§ Short problem
Give the listing again exactly, omitting its images.

§ Supplied information
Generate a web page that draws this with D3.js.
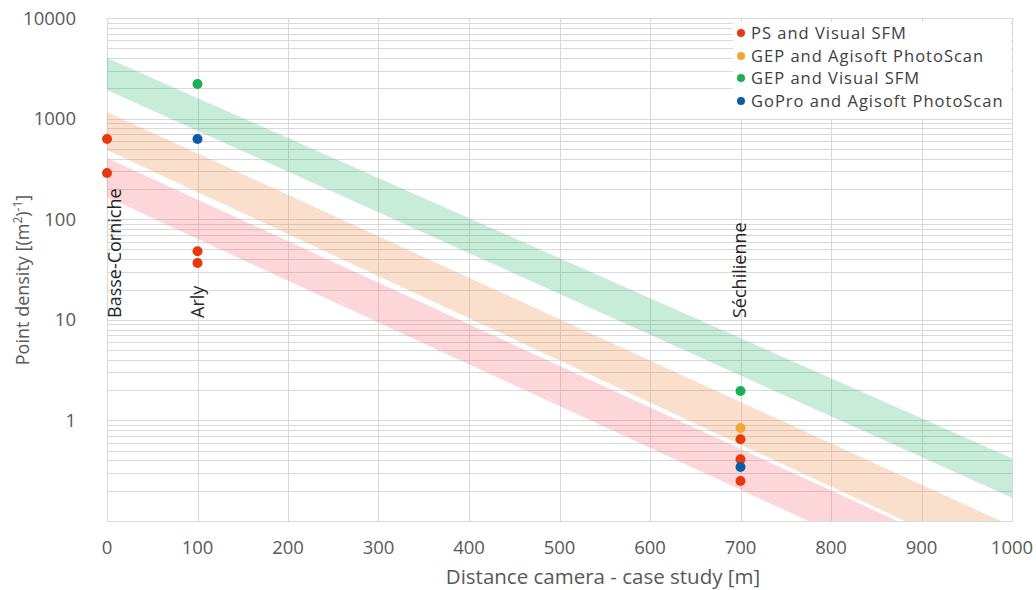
<!DOCTYPE html>
<html><head><meta charset="utf-8">
<script src="https://cdn.jsdelivr.net/npm/d3@7"></script>
<style>body{margin:0;background:#fff} text{font-family:"Open Sans",sans-serif}</style>
</head><body><svg id="c" width="1036" height="590"></svg>
<script>
// ---- data ----
const seriesNames = ["PS and Visual SFM", "GEP and Agisoft PhotoScan", "GEP and Visual SFM", "GoPro and Agisoft PhotoScan"];
const seriesColors = ["#e8380d", "#f0a830", "#1aaf54", "#0b5ca8"];
const psVisualSfm = [[0, 627], [0, 288], [100, 48], [100, 36.7], [700, 0.65], [700, 0.41], [700, 0.25]];
const gepAgisoft = [[700, 0.84]];
const gepVisualSfm = [[100, 2208], [700, 1.96]];
const goproAgisoft = [[100, 627], [700, 0.344]];
const caseStudies = ["Basse-Corniche", "Arly", "Séchilienne"];
const caseDistances = [0, 100, 700];
// bands: [distance, lower, upper]
const greenBand = [[0, 1925, 4000], [1000, 0.17, 0.42]];
const orangeBand = [[0, 488, 1160], [1000, 0.032, 0.089]];
const redBand = [[0, 166, 405], [1000, 0.0116, 0.030]];
const xTicks = [0, 100, 200, 300, 400, 500, 600, 700, 800, 900, 1000];
const yTicks = [1, 10, 100, 1000, 10000];
const xTitle = "Distance camera - case study [m]";

// ---- layout ----
const L = 107, R = 1012, T = 18, B = 521;
const svg = d3.select("#c");
const x = d3.scaleLinear().domain([0, 1000]).range([L, R]);
const y = d3.scaleLog().domain([0.1, 10000]).range([B, T]);

// grid
const minor = [];
for (let e = -1; e < 4; e++) for (let m = 1; m < 10; m++) minor.push(m * Math.pow(10, e));
minor.push(10000);
const g = svg.append("g");
g.selectAll("line.h").data(minor).join("line")
  .attr("x1", L).attr("x2", R).attr("y1", d => Math.round(y(d)) + 0.5).attr("y2", d => Math.round(y(d)) + 0.5)
  .attr("stroke", "#d9d9d9").attr("stroke-width", 1);
g.selectAll("line.v").data(xTicks).join("line")
  .attr("y1", T).attr("y2", B).attr("x1", d => Math.round(x(d)) + 0.5).attr("x2", d => Math.round(x(d)) + 0.5)
  .attr("stroke", "#d9d9d9").attr("stroke-width", 1);
svg.append("rect").attr("x", L + 0.5).attr("y", T + 0.5).attr("width", R - L).attr("height", B - T)
  .attr("fill", "none").attr("stroke", "#d9d9d9");

// bands
svg.append("clipPath").attr("id", "clip").append("rect").attr("x", L).attr("y", T).attr("width", R - L).attr("height", B - T);
const area = d3.area().x(d => x(d[0])).y0(d => y(d[1])).y1(d => y(d[2]));
const bands = [[greenBand, "rgba(30,180,100,0.25)"], [orangeBand, "rgba(240,150,90,0.3)"], [redBand, "rgba(250,120,130,0.3)"]];
svg.append("g").attr("clip-path", "url(#clip)").selectAll("path").data(bands).join("path")
  .attr("d", d => area(d[0])).attr("fill", d => d[1]);

// axes labels
const tickFont = 18.5;
svg.append("g").selectAll("text").data(xTicks).join("text")
  .attr("x", d => x(d)).attr("y", 554).attr("text-anchor", "middle")
  .attr("font-size", tickFont).attr("fill", "#595959").text(d => d);
svg.append("g").selectAll("text").data(yTicks).join("text")
  .attr("x", 76).attr("y", d => y(d) + 6.5).attr("text-anchor", "end")
  .attr("font-size", tickFont).attr("fill", "#595959").text(d => d);

svg.append("text").attr("x", 603).attr("y", 584).attr("text-anchor", "middle")
  .attr("font-size", 20.5).attr("fill", "#595959").text(xTitle);
const yt = svg.append("text").attr("transform", "translate(29,280) rotate(-90)").attr("text-anchor", "middle")
  .attr("font-size", 18).attr("fill", "#595959");
yt.append("tspan").text("Point density [(m");
yt.append("tspan").attr("font-size", 12).attr("dy", -7).text("2");
yt.append("tspan").attr("dy", 7).text(")");
yt.append("tspan").attr("font-size", 12).attr("dy", -7).text("-1");
yt.append("tspan").attr("dy", 7).text("]");

// case study labels
const labelDx = [14, 6, 5];
svg.append("g").selectAll("text").data(caseStudies).join("text")
  .attr("transform", (d, i) => `translate(${x(caseDistances[i]) + labelDx[i]},318) rotate(-90)`)
  .attr("font-size", 18).attr("fill", "#262626").text(d => d);

// points
const allSeries = [psVisualSfm, gepAgisoft, gepVisualSfm, goproAgisoft];
allSeries.forEach((s, i) => {
  svg.append("g").selectAll("circle").data(s).join("circle")
    .attr("cx", d => x(d[0])).attr("cy", d => y(d[1])).attr("r", 5).attr("fill", seriesColors[i]);
});

// legend
const lg = svg.append("g");
lg.append("rect").attr("x", 733).attr("y", 22).attr("width", 278).attr("height", 97).attr("fill", "#fff");
const rows = [33, 56, 78, 101];
seriesNames.forEach((n, i) => {
  lg.append("circle").attr("cx", 741).attr("cy", rows[i]).attr("r", 4).attr("fill", seriesColors[i]);
  lg.append("text").attr("x", 751).attr("y", rows[i] + 6).attr("font-size", 16.5)
    .attr("letter-spacing", 1).attr("fill", "#404040").text(n);
});
</script></body></html>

§ Response to this task
Generate a web page that draws this with D3.js.
<!DOCTYPE html>
<html><head><meta charset="utf-8">
<script src="https://cdn.jsdelivr.net/npm/d3@7"></script>
<style>body{margin:0;background:#fff} text{font-family:"Open Sans",sans-serif}</style>
</head><body><svg id="c" width="1036" height="590"></svg>
<script>
// ---- data ----
const seriesNames = ["PS and Visual SFM", "GEP and Agisoft PhotoScan", "GEP and Visual SFM", "GoPro and Agisoft PhotoScan"];
const seriesColors = ["#e8380d", "#f0a830", "#1aaf54", "#0b5ca8"];
const psVisualSfm = [[0, 627], [0, 288], [100, 48], [100, 36.7], [700, 0.65], [700, 0.41], [700, 0.25]];
const gepAgisoft = [[700, 0.84]];
const gepVisualSfm = [[100, 2208], [700, 1.96]];
const goproAgisoft = [[100, 627], [700, 0.344]];
const caseStudies = ["Basse-Corniche", "Arly", "Séchilienne"];
const caseDistances = [0, 100, 700];
// bands: [distance, lower, upper]
const greenBand = [[0, 1925, 4000], [1000, 0.17, 0.42]];
const orangeBand = [[0, 488, 1160], [1000, 0.032, 0.089]];
const redBand = [[0, 166, 405], [1000, 0.0116, 0.030]];
const xTicks = [0, 100, 200, 300, 400, 500, 600, 700, 800, 900, 1000];
const yTicks = [1, 10, 100, 1000, 10000];
const xTitle = "Distance camera - case study [m]";

// ---- layout ----
const L = 107, R = 1012, T = 18, B = 521;
const svg = d3.select("#c");
const x = d3.scaleLinear().domain([0, 1000]).range([L, R]);
const y = d3.scaleLog().domain([0.1, 10000]).range([B, T]);

// grid
const minor = [];
for (let e = -1; e < 4; e++) for (let m = 1; m < 10; m++) minor.push(m * Math.pow(10, e));
minor.push(10000);
const g = svg.append("g");
g.selectAll("line.h").data(minor).join("line")
  .attr("x1", L).attr("x2", R).attr("y1", d => Math.round(y(d)) + 0.5).attr("y2", d => Math.round(y(d)) + 0.5)
  .attr("stroke", "#d9d9d9").attr("stroke-width", 1);
g.selectAll("line.v").data(xTicks).join("line")
  .attr("y1", T).attr("y2", B).attr("x1", d => Math.round(x(d)) + 0.5).attr("x2", d => Math.round(x(d)) + 0.5)
  .attr("stroke", "#d9d9d9").attr("stroke-width", 1);
svg.append("rect").attr("x", L + 0.5).attr("y", T + 0.5).attr("width", R - L).attr("height", B - T)
  .attr("fill", "none").attr("stroke", "#d9d9d9");

// bands
svg.append("clipPath").attr("id", "clip").append("rect").attr("x", L).attr("y", T).attr("width", R - L).attr("height", B - T);
const area = d3.area().x(d => x(d[0])).y0(d => y(d[1])).y1(d => y(d[2]));
const bands = [[greenBand, "rgba(30,180,100,0.25)"], [orangeBand, "rgba(240,150,90,0.3)"], [redBand, "rgba(250,120,130,0.3)"]];
svg.append("g").attr("clip-path", "url(#clip)").selectAll("path").data(bands).join("path")
  .attr("d", d => area(d[0])).attr("fill", d => d[1]);

// axes labels
const tickFont = 18.5;
svg.append("g").selectAll("text").data(xTicks).join("text")
  .attr("x", d => x(d)).attr("y", 554).attr("text-anchor", "middle")
  .attr("font-size", tickFont).attr("fill", "#595959").text(d => d);
svg.append("g").selectAll("text").data(yTicks).join("text")
  .attr("x", 76).attr("y", d => y(d) + 6.5).attr("text-anchor", "end")
  .attr("font-size", tickFont).attr("fill", "#595959").text(d => d);

svg.append("text").attr("x", 603).attr("y", 584).attr("text-anchor", "middle")
  .attr("font-size", 20.5).attr("fill", "#595959").text(xTitle);
const yt = svg.append("text").attr("transform", "translate(29,280) rotate(-90)").attr("text-anchor", "middle")
  .attr("font-size", 18).attr("fill", "#595959");
yt.append("tspan").text("Point density [(m");
yt.append("tspan").attr("font-size", 12).attr("dy", -7).text("2");
yt.append("tspan").attr("dy", 7).text(")");
yt.append("tspan").attr("font-size", 12).attr("dy", -7).text("-1");
yt.append("tspan").attr("dy", 7).text("]");

// case study labels
const labelDx = [14, 6, 5];
svg.append("g").selectAll("text").data(caseStudies).join("text")
  .attr("transform", (d, i) => `translate(${x(caseDistances[i]) + labelDx[i]},318) rotate(-90)`)
  .attr("font-size", 18).attr("fill", "#262626").text(d => d);

// points
const allSeries = [psVisualSfm, gepAgisoft, gepVisualSfm, goproAgisoft];
allSeries.forEach((s, i) => {
  svg.append("g").selectAll("circle").data(s).join("circle")
    .attr("cx", d => x(d[0])).attr("cy", d => y(d[1])).attr("r", 5).attr("fill", seriesColors[i]);
});

// legend
const lg = svg.append("g");
lg.append("rect").attr("x", 733).attr("y", 22).attr("width", 278).attr("height", 97).attr("fill", "#fff");
const rows = [33, 56, 78, 101];
seriesNames.forEach((n, i) => {
  lg.append("circle").attr("cx", 741).attr("cy", rows[i]).attr("r", 4).attr("fill", seriesColors[i]);
  lg.append("text").attr("x", 751).attr("y", rows[i] + 6).attr("font-size", 16.5)
    .attr("letter-spacing", 1).attr("fill", "#404040").text(n);
});
</script></body></html>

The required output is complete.